Date and Time: Tue, 30 Jan 2024 19:00 – 20:30 GMT
Location: Frontline Club, 13 Norfolk Place London W2 1QJ
“We are caught in the middle. They are firing from machines guns and mortars from the hill and from a mortar nearby” – these were the final words said by a Russian reporter and human rights defender Andrej Mironov moments before he and his Italian colleague, Andrea Rocchelli, became the first journalists killed in the Russo-Ukraine war. “Crossfire” is an investigative documentary into the deaths of Andrej and Andrea and the subsequent incarceration of a Ukrainian soldier, Vitaly Markiv, who was wrongfully accused of the journalists’ deaths. This film is realised with the contribution and support of Justice for Journalists, which is the foundation for international investigation of crime against media.
This independent investigation not only makes fundamental steps in uncovering what happened on May 24, 2014 when journalists were caught in a crossfire under the Karachun hill, hiding in a ditch between the Ukrainian army and the Russian-backed separatists, but also sheds light on the Russian propaganda that made its way into European mainstream media and played a significant role in finding a scapegoat at all costs, despite Markiv having always claimed his innocence.
As we enter the third year of the full-scale invasion of Russian troops onto the Ukrainian soil, this documentary and the post-show discussion will invite the audience to reflect on the ten years of the Russo-Ukrainian war that began with the annexation of the Crimea.
The panel of experts will also touch upon the role of the Russian propaganda in assisting the Kremlin in its aim to win the war, and the plight of journalists who are paying the ultimate price in reporting the true facts on this destructive conflict.
SPEAKERS:
Cristiano Tinazzi: Freelance journalist specialising in war and crisis areas. He has travelled several times to Lebanon, Libya, Syria, Iraq, Afghanistan, Ukraine, South Sudan and many other countries. A radio and television producer for Rsi (Swiss Radio and Television), he writes for several Italian newspapers including Today.it, Il Messaggero, and sometimes for El Pais. In 2015, he founded the War Reporting Training Camp, a Hefat course dedicated to information workers. Amca Human Rights Award 2023 at the Lugano Festival with the radio work ‘Diary from Ukraine’. His first book, ‘All this pain’, a book about the war in Ukraine and a personal trauma, will be published in February 2024 by Paesi Edizioni.
Maria Ordzhonikidze is the director of the Justice for Journalists Foundation. Over the course of her international career, Ms Ordzhonikidze has designed and managed a number of public awareness, advocacy, human rights and crisis management campaigns. As a Secretary General of the EU-Russia Centre she oversaw its research and lobbying efforts in Brussels and wider Europe. She ran the international litigation communication and advocacy campaign as the Head of Khodorkovsky Press Center in Russia. As visiting professor in International Communications at Peoples’ Friendship University of Russia, she conducted training programmes for corporations, NGOs and individuals. Ms Ordzhonikidze has authored research and articles and regularly speaks on subjects including sociological and political trends, international relations, freedom of speech and global security. She holds an MA in Sociology from the Moscow State University and an MA in Intelligence and Security from the London Brunel University.

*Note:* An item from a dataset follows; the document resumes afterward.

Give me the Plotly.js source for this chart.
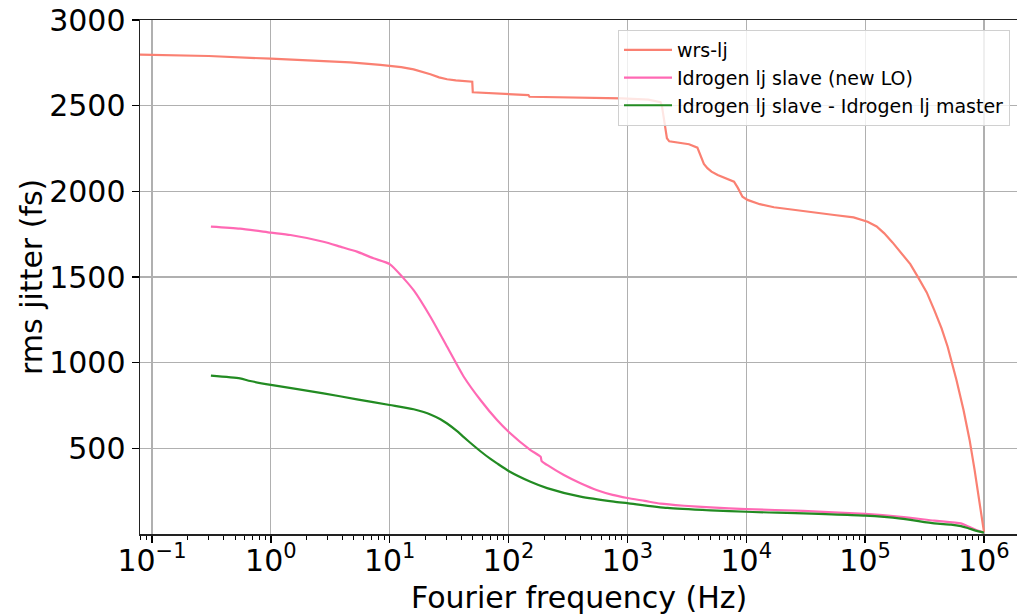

Sophia Kayes (nee Nagovitsyna) was born in 1983 in the USSR, into a family of soviet intellectuals and dissidents. They were persecuted and prosecuted by the KGB for reading and distributing banned books, and for having foreign friends including human rights activists and journalists. Andrej Mironov, a Russian human rights defender, peace-builder and reporter, may be described as a close friend of Sophia’s parents but in fact he was always regarded as family, despite the lack of blood relation. Sophia grew up knowing Andrej from birth and always referred to him as her Uncle. Andrej Mironov was also Sophia’s mentor in the study of peace-building and reconciliation process, introducing her at the age of 6 (1989) to an organisation now called Initiatives of Change, previously known as Moral Re-Armament. Sophia’s first job in journalism at the Moscow bureau of the US based newspaper The Baltimore Sun (2004-2006) was also made possible due to Andrej Mironov’s reference. His guidance and advice were present throughout Sophia’s life until Andrej Mironov’s brutal and untimely death alongside his colleague and friend, an Italian photojournalist, Andrea Rocchelli. The last time Sophia and Andrej spoke was in April 2014, when they discussed the annexation of the Crimea as well as Andrej and Andrea’s upcoming work in the Russian occupied Donbas region, the issues that are touched upon in the investigative documentary entitled Crossfire.
Anastasia Taylor-Lind is a British/Swedish photojournalist and a poet. She has reported on the war in Ukraine since 2014. In 2023, she received the Canon Female Photojournalist Award for her long-term reporting from eastern Ukraine. Anastasia is a National Geographic Society Explorer, TED Fellow, and 2016 Nieman Fellow at Harvard university. Her first book Maidan – Portraits from the Black Square, about the 2014 revolution in Ukraine, was published the same year.